The Road Not Taken (China, 2018)
As a location for contemporary-set films, the vast plains of the Gobi Desert have been used to menacing effect in Gao Qunshu’s quasi-Western Wind Blast (2010) and Ning Hao’s black comedy No Man’s Land (2013), both of which had a series of life or death confrontations play out as protagonists crossed the famously arid landscape. There are some rough altercations in Tang Gaopeng’s first feature The Road Not Taken, too, but this is otherwise a leisurely jaunt with the desert mainly serving as an open space for bonding and redemption.
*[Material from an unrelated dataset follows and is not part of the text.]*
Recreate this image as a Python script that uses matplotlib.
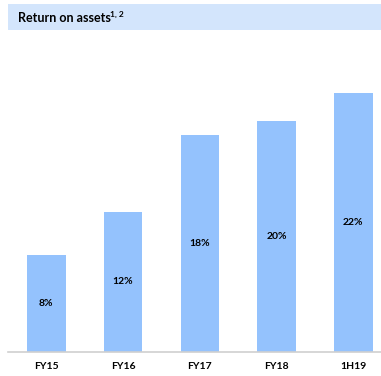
from matplotlib import pyplot as plt
from matplotlib.patches import Rectangle

# Data
periods = ['FY15', 'FY16', 'FY17', 'FY18', '1H19']
roa = [8.0, 11.6, 17.9, 19.1, 21.4]
roa_labels = ['8%', '12%', '18%', '20%', '22%']

plt.rcParams['font.family'] = ['Lato', 'DejaVu Sans']

fig = plt.figure(figsize=(3.81, 3.76), dpi=100)
ax = fig.add_axes([8 / 381, 1 - 352 / 376, 1 - 8 / 381, (352 - 40) / 376])

# header band
fig.patches.append(Rectangle((8 / 381, 1 - 30 / 376), 1 - 8 / 381, 26 / 376,
                             transform=fig.transFigure, facecolor='#D3E5FC',
                             edgecolor='none', zorder=-1))
fig.text(18 / 381, 1 - 17.5 / 376, 'Return on assets', fontsize=9,
         fontweight='bold', va='center', ha='left')
fig.text(110 / 381, 1 - 14.5 / 376, '1, 2', fontsize=6,
         fontweight='bold', va='center', ha='left')

x = range(len(periods))
bars = ax.bar(x, roa, width=0.5, color='#94C2FD')
for b, lab in zip(bars, roa_labels):
    ax.text(b.get_x() + b.get_width() / 2, b.get_height() / 2, lab,
            ha='center', va='center', fontsize=7.5, fontweight='bold')

ax.set_xlim(-0.5, -0.5 + 373 / 76.75)
ax.set_ylim(0, 312 / 12.1)
ax.set_xticks(list(x))
ax.set_xticklabels(periods, fontsize=7.5, fontweight='bold')
ax.tick_params(axis='x', length=0, pad=7)
ax.set_yticks([])
for s in ['top', 'right', 'left']:
    ax.spines[s].set_visible(False)
ax.spines['bottom'].set_color('#D0D0D0')
ax.spines['bottom'].set_linewidth(1.2)

plt.savefig('out.png', dpi=100)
One of the travelers here is recently divorced Yong (Wang Xuebing) who is in debt to the local mob having borrowed heavily to set-up an ostrich farm. Hoping that this enterprise will sufficiently impress his ex-wife to renew their marriage, Yong has recklessly used the apartment that she is still living in as collateral. This means that the deed to the property will go to vicious mobster “Brother 5” (Wang Xufeng) should a payment be missed. When this very situation arises, “Brother 5” extends Yong a lifeline of sorts – he has to look after a kidnapped boy (Zhu Gengyou) until his father pays the ransom. It seems like a simple enough task, but a string of problems ensue when the unreliable Yong sets out on a spur of the moment journey to see his ex-wife with the boy along for the ride.
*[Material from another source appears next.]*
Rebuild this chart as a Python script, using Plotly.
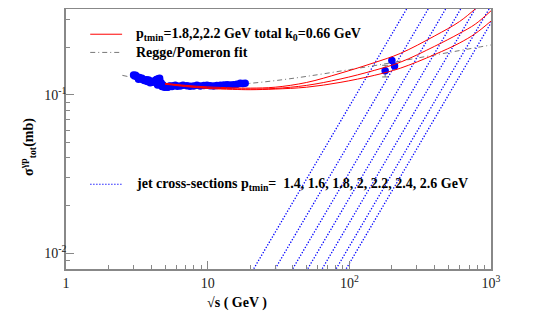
import plotly.graph_objects as go

# low energy photoproduction data (sqrt(s) in GeV, sigma in mb)
data_x = [3.0, 3.05, 3.1, 3.17, 3.25, 3.3, 3.38, 3.44, 3.5, 3.56, 3.63, 3.7, 3.76, 3.83, 3.93, 4.0,
          4.08, 4.15, 4.25, 4.32, 4.39, 4.43, 4.5, 4.58, 4.63, 4.68, 4.75, 4.82, 4.88, 4.95, 5.05,
          5.16, 5.25, 5.35, 5.45, 5.6, 5.75, 5.91, 6.1, 6.41, 6.7, 7.14, 7.5, 7.95, 8.4, 8.87, 9.4,
          9.89, 10.4, 11.0, 11.6, 12.3, 13.0, 13.7, 14.4, 15.2, 16.1, 17.0, 17.7, 18.4]
data_y = [0.1338, 0.1320, 0.1330, 0.1305, 0.1257, 0.1290, 0.1265, 0.1276, 0.1250, 0.1240, 0.1231,
          0.1250, 0.1215, 0.1244, 0.1196, 0.1220, 0.1205, 0.1214, 0.1230, 0.1250, 0.1257, 0.1156,
          0.1265, 0.1276, 0.1173, 0.1200, 0.1130, 0.1160, 0.1140, 0.1118, 0.1125, 0.1129, 0.1118,
          0.1135, 0.1140, 0.1130, 0.1145, 0.1151, 0.1135, 0.1140, 0.1150, 0.1145, 0.1135, 0.1140,
          0.1150, 0.1140, 0.1146, 0.1151, 0.1142, 0.1140, 0.1148, 0.1151, 0.1155, 0.1162, 0.1158,
          0.1162, 0.1170, 0.1185, 0.1180, 0.1185]

# high energy HERA points
hera_x = [179, 199.6, 208.5]
hera_y = [0.142, 0.165, 0.1525]
hera_err = [0.012, 0.0, 0.0]

# total cross-section curves, ptmin = 1.8, 2, 2.2 GeV
curve_x = [5, 7, 10, 15, 20, 30, 50, 86, 150, 229, 400, 600, 774, 1000]
curve_18 = [0.1185, 0.1150, 0.1125, 0.1110, 0.1105, 0.1120, 0.1200, 0.1370, 0.1600, 0.1830,
            0.2360, 0.2910, 0.3490, 0.4200]
curve_20 = [0.1180, 0.1140, 0.1110, 0.1095, 0.1090, 0.1100, 0.1150, 0.1260, 0.1430, 0.1610,
            0.2030, 0.2450, 0.2800, 0.3400]
curve_22 = [0.1170, 0.1130, 0.1100, 0.1085, 0.1080, 0.1090, 0.1120, 0.1200, 0.1330, 0.1476,
            0.1800, 0.2130, 0.2440, 0.2930]

# Regge/Pomeron fit
regge_x = [2.5, 3, 4, 5, 7, 10, 15, 20, 30, 50, 100, 200, 300, 500, 1000]
regge_y = [0.1330, 0.1285, 0.1215, 0.1179, 0.1149, 0.1143, 0.1160, 0.1185, 0.1232, 0.1311,
           0.1445, 0.1600, 0.1710, 0.1853, 0.2070]

# jet cross-sections, ptmin = 1.4 ... 2.6 GeV (sqrt(s) where sigma=0.008 and 0.4 mb)
jet_ptmin = [1.4, 1.6, 1.8, 2, 2.2, 2.4, 2.6]
jet_x_lo = [21.15, 30.0, 39.9, 50.9, 64.4, 80.8, 95.1]
jet_x_hi = [277.5, 394, 523, 668, 845, 1060, 1248]
jet_y = [0.008, 0.4]

SERIF = "Liberation Serif"
JET_DASH = '1.3px,1.7px'

fig = go.Figure()

for lo, hi, pt in zip(jet_x_lo, jet_x_hi, jet_ptmin):
    fig.add_trace(go.Scatter(x=[lo, hi], y=jet_y, mode='lines', name=f'jet {pt}',
                             line=dict(color='#0000ff', width=1.3, dash=JET_DASH)))

fig.add_trace(go.Scatter(x=regge_x, y=regge_y, mode='lines', name='Regge',
                         line=dict(color='#777777', width=1, dash='5px,3px,1px,3px', shape='spline')))

fig.add_trace(go.Scatter(x=data_x, y=data_y, mode='markers', name='data',
                         marker=dict(color='#0000ff', size=7.5)))
fig.add_trace(go.Scatter(x=hera_x, y=hera_y, mode='markers', name='hera',
                         error_y=dict(type='data', array=hera_err, color='#777777',
                                      thickness=1, width=3),
                         marker=dict(color='#0000ff', size=7.5)))

for cy in [curve_18, curve_20, curve_22]:
    fig.add_trace(go.Scatter(x=curve_x, y=cy, mode='lines',
                             line=dict(color='#ff0000', width=1, shape='spline')))

# hand-made legend
leg = [(0.903, '#ff0000', 'solid', 'p<sub>tmin</sub>=1.8,2,2.2 GeV total k<sub>0</sub>=0.66 GeV'),
       (0.833, '#777777', '5px,3px,1px,3px', 'Regge/Pomeron fit'),
       (0.326, '#0000ff', JET_DASH,
        'jet cross-sections p<sub>tmin</sub>=  1.4, 1.6, 1.8, 2, 2.2, 2.4, 2.6 GeV')]
for ly, col, dsh, txt in leg:
    fig.add_shape(type='line', xref='paper', yref='paper', x0=0.057, x1=0.132, y0=ly, y1=ly,
                  line=dict(color=col, width=1.2 if col == '#0000ff' else 1, dash=dsh))
    fig.add_annotation(xref='paper', yref='paper', x=0.159, y=ly, xanchor='left', yanchor='middle',
                       text='<b>' + txt + '</b>', showarrow=False,
                       font=dict(family=SERIF, size=14, color='black'))

fig.add_annotation(xref='paper', yref='paper', x=0.403, y=-0.131, showarrow=False,
                   xanchor='center', yanchor='middle',
                   text='<b>√s ( GeV )</b>', font=dict(family=SERIF, size=14, color='black'))
fig.add_annotation(xref='paper', yref='paper', x=-0.089, y=0.47, showarrow=False, textangle=-90,
                   xanchor='center', yanchor='middle',
                   text='<b>σ<sup>γp</sup><sub>tot</sub>(mb)</b>',
                   font=dict(family=SERIF, size=14, color='black'))

x_minor = [2, 3, 4, 5, 6, 7, 8, 9, 20, 30, 40, 50, 60, 70, 80, 90,
           200, 300, 400, 500, 600, 700, 800, 900]
y_minor = [0.009, 0.02, 0.03, 0.04, 0.05, 0.06, 0.07, 0.08, 0.09, 0.2, 0.3]

fig.update_xaxes(type='log', range=[0, 3], showgrid=False, zeroline=False, automargin=False,
                 showline=True, linecolor='#888888', linewidth=1.5, mirror=True,
                 ticks='inside', ticklen=8, tickcolor='#888888',
                 tickvals=[1, 10, 100, 1000], ticktext=['1', '10', '10<sup>2</sup>', '10<sup>3</sup>'],
                 tickfont=dict(family=SERIF, size=14, color='#222222'),
                 minor=dict(ticks='inside', ticklen=4, tickcolor='#888888', tickvals=x_minor))
fig.update_yaxes(type='log', range=[-2.099, -0.457], showgrid=False, zeroline=False, automargin=False,
                 showline=True, linecolor='#888888', linewidth=1.5, mirror=True,
                 ticks='inside', ticklen=8, tickcolor='#888888', ticklabelstandoff=-5,
                 tickvals=[0.01, 0.1], ticktext=['10<sup>-2</sup>', '10<sup>-1</sup>'],
                 tickfont=dict(family=SERIF, size=14, color='#222222'),
                 minor=dict(ticks='inside', ticklen=4, tickcolor='#888888', tickvals=y_minor))

# page body adds an 8px offset, so the figure is a bit smaller than the window
fig.update_layout(width=549, height=319, showlegend=False,
                  margin=dict(l=58, r=66, t=1, b=58),
                  paper_bgcolor='white', plot_bgcolor='white')

fig.write_html("out.html")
Although the evolving central dynamic is instigated by ruthless criminality, the film’s early stretch is less concerned with critiquing China’s opportunistic underbelly than establishing a humorous tone through the central dynamic. The rather sullen boy, who initially seems to be mute, raises laughs when he steals Yong’s truck only to swerve all over the road and tries to run away while naked from the waist down. Deadpan frivolity aside, Tang also instigates a sense of gradually mounting desperation. An introduction that finds Yong chasing an ostrich around the desert is at once farcical and meant to suggest that he is floundering in life, even if his determination to pull things together prevents him from realizing what is readily apparent to his ex-wife and the conniving “Brother 5”.
An endearingly scruffy Wang is in amiable, relatable form as the beleaguered farmer, pulling off a lead character who is as fundamentally decent as he is deeply flawed. The somewhat episode structure gives him a temporary sparring partner in Mei (Ma Yili), a fiercely independent trucker. Yong’s outburst upon discovering that the boy has performed poorly in a recent school test stems from both a growing concern for the youth and his need to bolster the impression that he is the boy’s ‘Uncle’. Within this blusterous display are pangs of conscience for becoming involved in a morally despicable plot, regardless of individual financial predicament.
When not dealing with the kidnapping angle, Tang touches on the transient lifestyles and makeshift roadside communities that define desert life. Although much less savagely grotesque in its representation than No Man’s Land, the film is similarly interested in how people eke out an existence in the middle of nowhere, mainly by providing services to whoever is passing through, sometimes resorting to ripping people off. Wang gets into some fisticuffs with “Brother 5”’s henchmen, but it’s the propensity for violence demonstrated by peripheral characters that gives the film its dark undercurrent. It’s a relatively lawless space where disagreements are settled by brutal headbutts and Mei has to contend with the unwanted attention of an emotionally stunted mechanic (Yue Xiaojun) whose advances overstep the mark. If these elements cause some tonal inconsistency, they at least offset the general predictability of the narrative, which requires a few contrivances to reach its inevitable destination.
Films shot in the Gobi Desert usually romanticize the landscape or accentuate it in a way that courts comparison with the splendor of Hollywood Westerns or the vivid canvas of Sergio Leone. Instead, Guo Daming’s cinematography opts for a washed-out color scheme that makes moments of genuine human kindness all the more touching when set against this barren backdrop.
Obviously intended as a calling card for its director, The Road Not Taken is a modestly entertaining debut that served its purpose since it won the Best Film prize at the Shanghai Film Festival’s Asian New Talent Awards.